Tcpdump command continues to capture packets and report them in the output until we cancel it. We can use the -c option with the tcpdump command to limit the number of packets it captures.
In the below example we are capturing only five packets on the network interface ens33.
root@arkit-ubuntu:~# tcpdump -c 5 -i ens33
List available interfaces
To list the network interfaces on the system available for use by tcpdump, use the -D option.
root@arkit-ubuntu:~# tcpdump -D
Notice that USB ports are also included in the output because tcpdump can listen for USB protocol from USB interfaces and other special Kernel devices.
Display captured packets in ASCII
ASCII is a character encoding format. To display packets captured by tcpdump in ASCII encoding use the -A option with the tcpdump command.
root@arkit-ubuntu:~# tcpdump -A -c 5 -i ens33
Captured Packets in HEX and ASCII
In case you would like to analyze captured packets in HEX and ASCII format, use the -XX option. When this option is set, tcpdump displays data of each packet, including its link level header in HEX and ASCII format.
root@arkit-ubuntu:~# tcpdump -XX -c 2 -i ens33
Be more verbose
To increase the level of verbosity reported in the tcpdump output you can use -vvv option. This will report the TTL, total length and options in an the IP packets.
root@arkit-ubuntu:~# tcpdump -vvv -c 2 -i ens33
Traffic on a particular port
It can use to filter out and capture traffic on a single port by specifying the keyword port along with the port number in the tcpdump command.
The below command captures traffic on tcp port 22 only.
root@arkit-ubuntu:~# tcpdump -c 5 -i ens33 port 22 tcpdump: verbose output suppressed, use -v or -vv for full protocol decode listening on ens33, link-type EN10MB (Ethernet), capture size 262144 bytes ............. 5 packets captured 15 packets received by filter 4 packets dropped by kernel
Capture packets aimed at a destination address
Can capture and filter out packets being transmitted to a particular destination address as shown in the below example.
root@arkit-ubuntu:~# tcpdump dst 192.168.87.144 19 packets captured 40 packets received by filter 15 packets dropped by kernel
In the above example, captured all traffic that is directed towards IP address 192.168.87.144.
Packets originating from a source IP address
Capture and filter out packets originating from a particular destination address as shown in the below example.
root@arkit-ubuntu:~# tcpdump src 192.168.87.144
Collect particular hostname dump
We can use tcpdump command to capture communication with a particular host whether it is the source or destination of the communication. The below example captures all communication related to the hostname google.com
root@arkit-ubuntu:~# tcpdump host google.com
Output to a file
Store the output of tcpdump command to a file and later retrieve it for further analysis. To write captured packet information to a file we use the -w option followed by the file name to which the data is to be written to.
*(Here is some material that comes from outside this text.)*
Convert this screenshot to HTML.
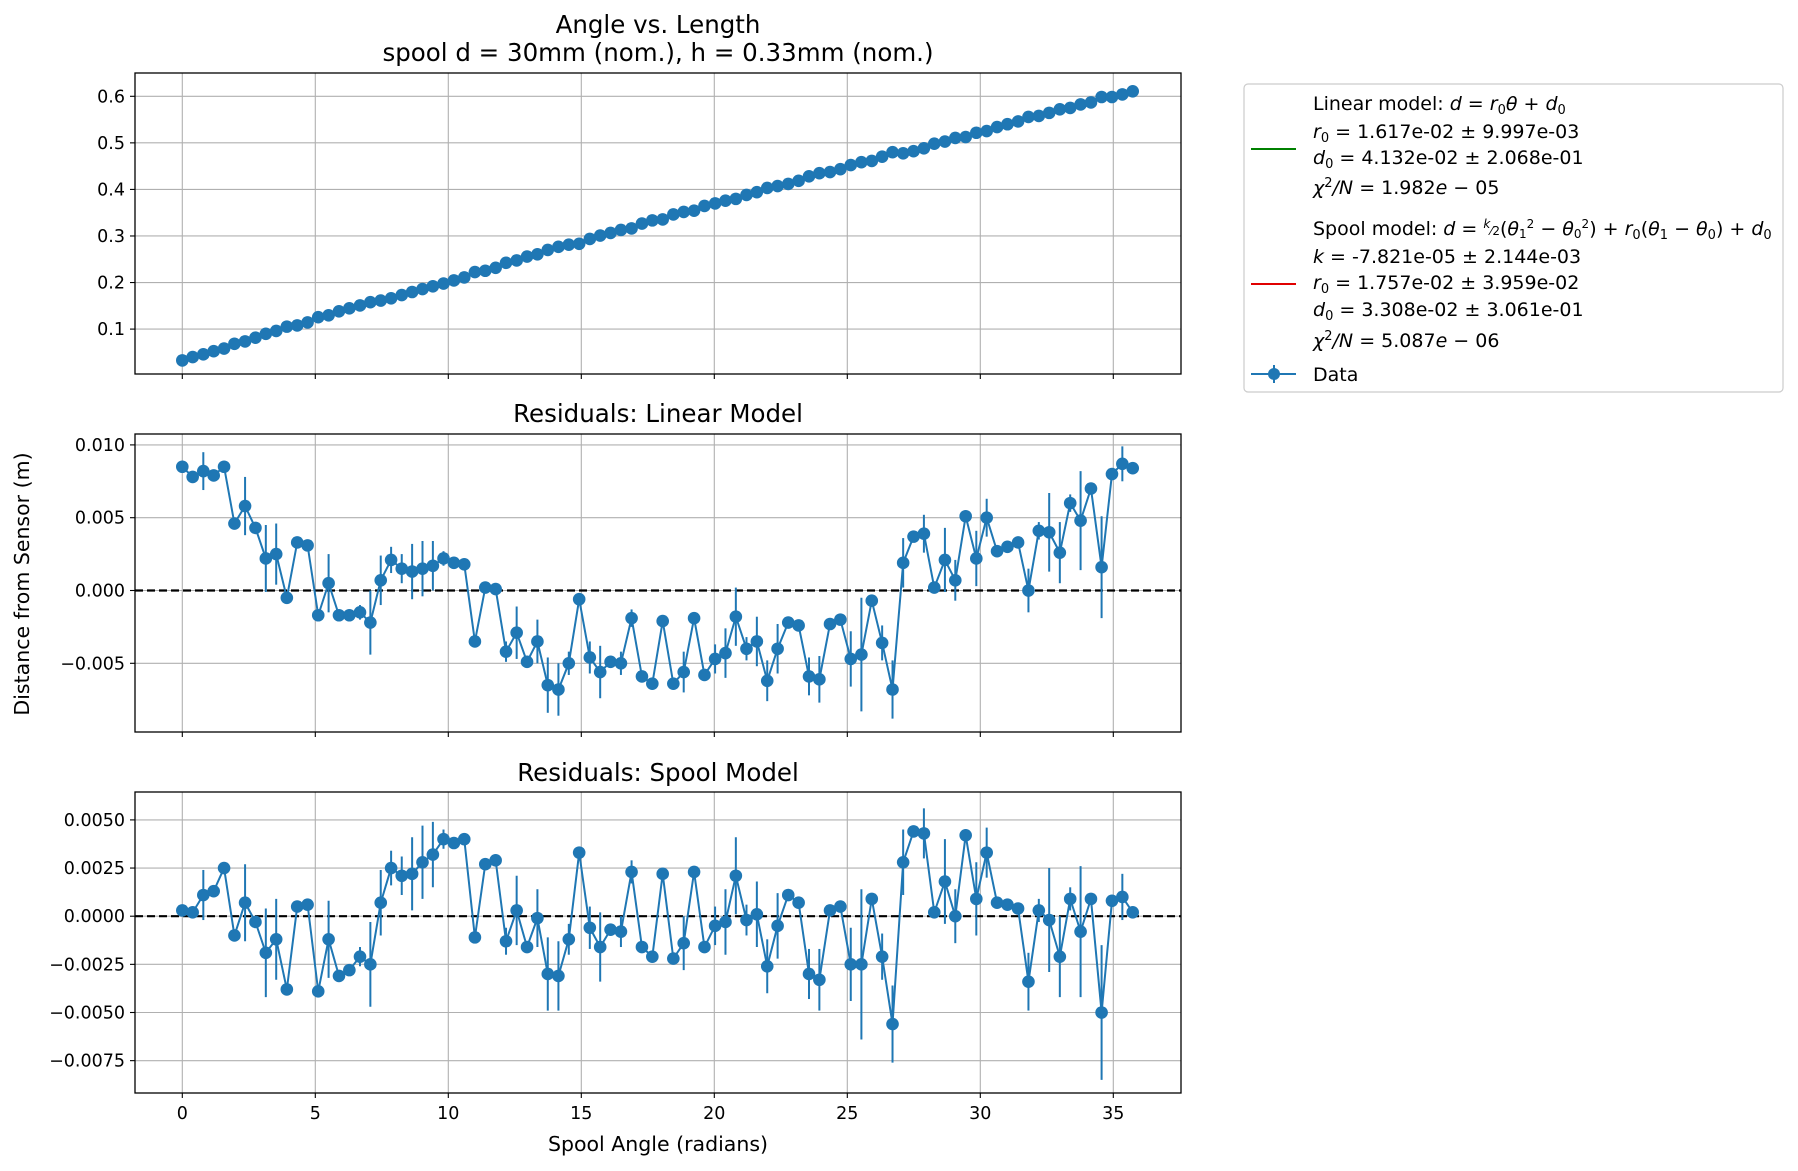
<!DOCTYPE html>
<html><head><meta charset="utf-8"><style>
html,body{margin:0;padding:0;background:#fff;}
svg{display:block;font-family:"DejaVu Sans","Liberation Sans",sans-serif;}
</style></head><body>
<svg id="fig" width="1798" height="1171" viewBox="0 0 1798 1171" xmlns="http://www.w3.org/2000/svg">
<rect width="1798" height="1171" fill="#fff"/>
<g id="g-top"></g>
<g id="g-r1"></g>
<g id="g-r2"></g>
<text x="658" y="33" font-size="24.5" text-anchor="middle">Angle vs. Length</text>
<text x="658" y="61" font-size="24.5" text-anchor="middle">spool d = 30mm (nom.), h = 0.33mm (nom.)</text>
<text x="658" y="422" font-size="24.5" text-anchor="middle">Residuals: Linear Model</text>
<text x="658" y="781" font-size="24.5" text-anchor="middle">Residuals: Spool Model</text>
<text x="658" y="1151" font-size="20.5" text-anchor="middle">Spool Angle (radians)</text>
<text x="0" y="0" font-size="20.5" text-anchor="middle" transform="translate(29,584) rotate(-90)">Distance from Sensor (m)</text>
<g font-size="19">
<rect x="1244" y="84" width="539" height="308" rx="4" fill="#fff" stroke="#ccc" stroke-width="1.2"/>
<line x1="1251" y1="149" x2="1296" y2="149" stroke="#008000" stroke-width="2"/>
<g>
<text x="1313" y="110">Linear model: <tspan font-style="italic">d</tspan> = <tspan font-style="italic">r</tspan><tspan font-size="13" dy="4">0</tspan><tspan dy="-4" font-style="italic">θ</tspan> + <tspan font-style="italic">d</tspan><tspan font-size="13" dy="4">0</tspan></text>
<text x="1313" y="138"><tspan font-style="italic">r</tspan><tspan font-size="13" dy="4">0</tspan><tspan dy="-4"> =  1.617e-02 ± 9.997e-03</tspan></text>
<text x="1313" y="164"><tspan font-style="italic">d</tspan><tspan font-size="13" dy="4">0</tspan><tspan dy="-4"> =  4.132e-02 ± 2.068e-01</tspan></text>
<text x="1313" y="194"><tspan font-style="italic">χ</tspan><tspan font-size="13" dy="-7">2</tspan><tspan dy="7" font-style="italic">/N</tspan> = 1.982<tspan font-style="italic">e</tspan> − 05</text>
</g>
<line x1="1251" y1="284" x2="1296" y2="284" stroke="#e00000" stroke-width="2"/>
<g>
<text x="1313" y="235">Spool model: <tspan font-style="italic">d</tspan> = <tspan font-size="12" dy="-7" font-style="italic">k</tspan><tspan font-size="12" dy="7">⁄2</tspan>(<tspan font-style="italic">θ</tspan><tspan font-size="12" dy="3">1</tspan><tspan font-size="12" dy="-10">2</tspan><tspan dy="7"> − </tspan><tspan font-style="italic">θ</tspan><tspan font-size="12" dy="3">0</tspan><tspan font-size="12" dy="-10">2</tspan><tspan dy="7">) + </tspan><tspan font-style="italic">r</tspan><tspan font-size="13" dy="4">0</tspan><tspan dy="-4">(</tspan><tspan font-style="italic">θ</tspan><tspan font-size="13" dy="4">1</tspan><tspan dy="-4"> − </tspan><tspan font-style="italic">θ</tspan><tspan font-size="13" dy="4">0</tspan><tspan dy="-4">) + </tspan><tspan font-style="italic">d</tspan><tspan font-size="13" dy="4">0</tspan></text>
<text x="1313" y="263"><tspan font-style="italic">k</tspan> =  -7.821e-05 ± 2.144e-03</text>
<text x="1313" y="289"><tspan font-style="italic">r</tspan><tspan font-size="13" dy="4">0</tspan><tspan dy="-4"> =  1.757e-02 ± 3.959e-02</tspan></text>
<text x="1313" y="316"><tspan font-style="italic">d</tspan><tspan font-size="13" dy="4">0</tspan><tspan dy="-4"> =  3.308e-02 ± 3.061e-01</tspan></text>
<text x="1313" y="347"><tspan font-style="italic">χ</tspan><tspan font-size="13" dy="-7">2</tspan><tspan dy="7" font-style="italic">/N</tspan> = 5.087<tspan font-style="italic">e</tspan> − 06</text>
</g>
<g>
<line x1="1251" y1="374" x2="1296" y2="374" stroke="#1f77b4" stroke-width="2"/>
<line x1="1274" y1="365" x2="1274" y2="383" stroke="#1f77b4" stroke-width="2"/>
<circle cx="1274" cy="374" r="6" fill="#1f77b4"/>
<text x="1313" y="381">Data</text>
</g>
</g>
</svg>
<script>
const angles=[0,0.39,0.79,1.18,1.57,1.96,2.36,2.75,3.14,3.53,3.93,4.32,4.71,5.11,5.50,5.89,6.28,6.68,7.07,7.46,7.85,8.25,8.64,9.03,9.42,9.82,10.21,10.60,11.00,11.39,11.78,12.17,12.57,12.96,13.35,13.74,14.14,14.53,14.92,15.32,15.71,16.10,16.49,16.89,17.28,17.67,18.06,18.46,18.85,19.24,19.63,20.03,20.42,20.81,21.21,21.60,21.99,22.38,22.78,23.17,23.56,23.95,24.35,24.74,25.13,25.53,25.92,26.31,26.70,27.10,27.49,27.88,28.27,28.67,29.06,29.45,29.85,30.24,30.63,31.02,31.42,31.81,32.20,32.59,32.99,33.38,33.77,34.16,34.56,34.95,35.34,35.73];
const distance=[.0328,.0399,.0458,.0525,.0582,.0685,.0736,.0815,.0899,.0960,.1053,.1079,.1144,.1256,.1297,.1383,.1446,.1508,.1578,.1613,.1662,.1732,.1797,.1859,.1920,.1979,.2045,.2110,.2226,.2253,.2317,.2424,.2474,.2558,.2607,.2701,.2767,.2813,.2832,.2936,.3009,.3066,.3130,.3163,.3266,.3335,.3355,.3462,.3517,.3544,.3646,.3699,.3758,.3797,.3882,.3941,.4031,.4073,.4118,.4184,.4282,.4348,.4373,.4434,.4524,.4585,.4611,.4704,.4799,.4776,.4821,.4883,.4983,.5028,.5105,.5125,.5217,.5253,.5339,.5400,.5460,.5557,.5579,.5644,.5721,.5751,.5826,.5868,.5985,.5985,.6041,.6108];
const residLinear=[.0085,.0078,.0082,.0079,.0085,.0046,.0058,.0043,.0022,.0025,-.0005,.0033,.0031,-.0017,.0005,-.0017,-.0017,-.0015,-.0022,.0007,.0021,.0015,.0013,.0015,.0017,.0022,.0019,.0018,-.0035,.0002,.0001,-.0042,-.0029,-.0049,-.0035,-.0065,-.0068,-.0050,-.0006,-.0046,-.0056,-.0049,-.0050,-.0019,-.0059,-.0064,-.0021,-.0064,-.0056,-.0019,-.0058,-.0047,-.0043,-.0018,-.0040,-.0035,-.0062,-.0040,-.0022,-.0024,-.0059,-.0061,-.0023,-.0020,-.0047,-.0044,-.0007,-.0036,-.0068,.0019,.0037,.0039,.0002,.0021,.0007,.0051,.0022,.0050,.0027,.0030,.0033,.0000,.0041,.0040,.0026,.0060,.0048,.0070,.0016,.0080,.0087,.0084];
const residSpool=[.0003,.0002,.0011,.0013,.0025,-.0010,.0007,-.0003,-.0019,-.0012,-.0038,.0005,.0006,-.0039,-.0012,-.0031,-.0028,-.0021,-.0025,.0007,.0025,.0021,.0022,.0028,.0032,.0040,.0038,.0040,-.0011,.0027,.0029,-.0013,.0003,-.0016,-.0001,-.0030,-.0031,-.0012,.0033,-.0006,-.0016,-.0007,-.0008,.0023,-.0016,-.0021,.0022,-.0022,-.0014,.0023,-.0016,-.0005,-.0003,.0021,-.0002,.0001,-.0026,-.0005,.0011,.0007,-.0030,-.0033,.0003,.0005,-.0025,-.0025,.0009,-.0021,-.0056,.0028,.0044,.0043,.0002,.0018,.0000,.0042,.0009,.0033,.0007,.0006,.0004,-.0034,.0003,-.0002,-.0021,.0009,-.0008,.0009,-.0050,.0008,.0010,.0002];
const errors=[.0003,.0003,.0013,.0003,.0003,.0003,.0020,.0003,.0023,.0021,.0003,.0003,.0003,.0003,.0020,.0003,.0003,.0005,.0022,.0017,.0009,.0010,.0019,.0019,.0017,.0005,.0003,.0003,.0003,.0003,.0003,.0007,.0018,.0003,.0015,.0019,.0018,.0008,.0003,.0011,.0018,.0003,.0008,.0006,.0003,.0003,.0003,.0003,.0014,.0003,.0003,.0010,.0017,.0020,.0008,.0017,.0014,.0017,.0003,.0003,.0013,.0016,.0003,.0003,.0019,.0039,.0003,.0012,.0020,.0017,.0003,.0013,.0003,.0022,.0014,.0003,.0019,.0013,.0003,.0003,.0003,.0015,.0006,.0027,.0021,.0006,.0034,.0003,.0035,.0003,.0012,.0003];
const xTicks=[0,5,10,15,20,25,30,35];
const topTicks=[0.1,0.2,0.3,0.4,0.5,0.6];
const topTickLabels=["0.1","0.2","0.3","0.4","0.5","0.6"];
const r1Ticks=[0.010,0.005,0,-0.005];
const r1TickLabels=["0.010","0.005","0.000","\u22120.005"];
const r2Ticks=[0.005,0.0025,0,-0.0025,-0.005,-0.0075];
const r2TickLabels=["0.0050","0.0025","0.0000","\u22120.0025","\u22120.0050","\u22120.0075"];

const NS="http://www.w3.org/2000/svg";
const L=135,R=1181;
const TF=17.5;
const xs=v=>182.3+v*26.6;
function mk(tag,attrs,parent){const e=document.createElementNS(NS,tag);for(const k in attrs)e.setAttribute(k,attrs[k]);parent.appendChild(e);return e;}
function panel(g,top,bot,ys,ticks,labels,yvals,errs,showX,zeroLine){
  xTicks.forEach(t=>{const l=mk('line',{x1:xs(t),x2:xs(t),y1:top,y2:bot,stroke:'#b0b0b0','stroke-width':1.1},g);
    
    
    const tk=mk('line',{x1:xs(t),x2:xs(t),y1:bot,y2:bot+5,stroke:'#000','stroke-width':1.1},g);
    
    
    if(showX){const tx=mk('text',{x:xs(t),y:bot+26,'font-size':TF,'text-anchor':'middle'},g);tx.textContent=t;
      
      }
  });
  ticks.forEach((t,i)=>{const y=ys(t);
    const l=mk('line',{x1:L,x2:R,y1:y,y2:y,stroke:'#b0b0b0','stroke-width':1.1},g);
    
    
    const tk=mk('line',{x1:L-5,x2:L,y1:y,y2:y,stroke:'#000','stroke-width':1.1},g);
    
    
    const tx=mk('text',{x:L-10,y:y+6,'font-size':TF,'text-anchor':'end'},g);tx.textContent=labels[i];
    
    
  });
  if(zeroLine){const z=mk('line',{x1:L,x2:R,y1:ys(0),y2:ys(0),stroke:'#000','stroke-width':2.2,'stroke-dasharray':'8,4'},g);
    
    }
  yvals.forEach((v,i)=>{const b=mk('line',{x1:xs(angles[i]),x2:xs(angles[i]),y1:ys(v-errs[i]),y2:ys(v+errs[i]),stroke:'#1f77b4','stroke-width':2},g);
    
    });
  const p=mk('polyline',{points:yvals.map((v,i)=>xs(angles[i])+','+ys(v)).join(' '),fill:'none',stroke:'#1f77b4','stroke-width':2},g);
  
  
  yvals.forEach((v,i)=>{const c=mk('circle',{cx:xs(angles[i]),cy:ys(v),r:6.3,fill:'#1f77b4'},g);
    
    });
  const f=mk('rect',{x:L,y:top,width:R-L,height:bot-top,fill:'none',stroke:'#000','stroke-width':1.3},g);
  
  
}
const yTop=v=>329.1-(v-0.1)*465.6;
const yR1=v=>590.5-v*14560;
const yR2=v=>916.2-v*19260;
panel(document.getElementById('g-top'),73,374,yTop,topTicks,topTickLabels,distance,errors.map(()=>0),false,false);
panel(document.getElementById('g-r1'),434,732,yR1,r1Ticks,r1TickLabels,residLinear,errors,false,true);
panel(document.getElementById('g-r2'),792,1093,yR2,r2Ticks,r2TickLabels,residSpool,errors,true,true);
</script>
</body></html>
root@arkit-ubuntu:~# tcpdump -c 5 port 22 -w ssh_traffic.pcap
Read from a file
To read the packet capture from a file we use the -r option. In the below example we will read from the file we used earlier to write the packet captured
root@arkit-ubuntu:~# tcpdump -r ssh_traffic.pcap
Setting up custom filters
Use logical and, or and not to create very customized filters while running the tcpdump command. Example run tcpdump command to capture traffic directed at host 192.168.87.144 on port 22 and 80 only
root@arkit-ubuntu:~# tcpdump dst host 192.168.87.144 and "(dst port 22 or dst port 80)"
This concludes our exploration of the tcpdump command. We hope that you’ve found the examples to be useful and we look forward towards your feedback. tcpdump command is a great tool to troubleshoot and analysis network related issues.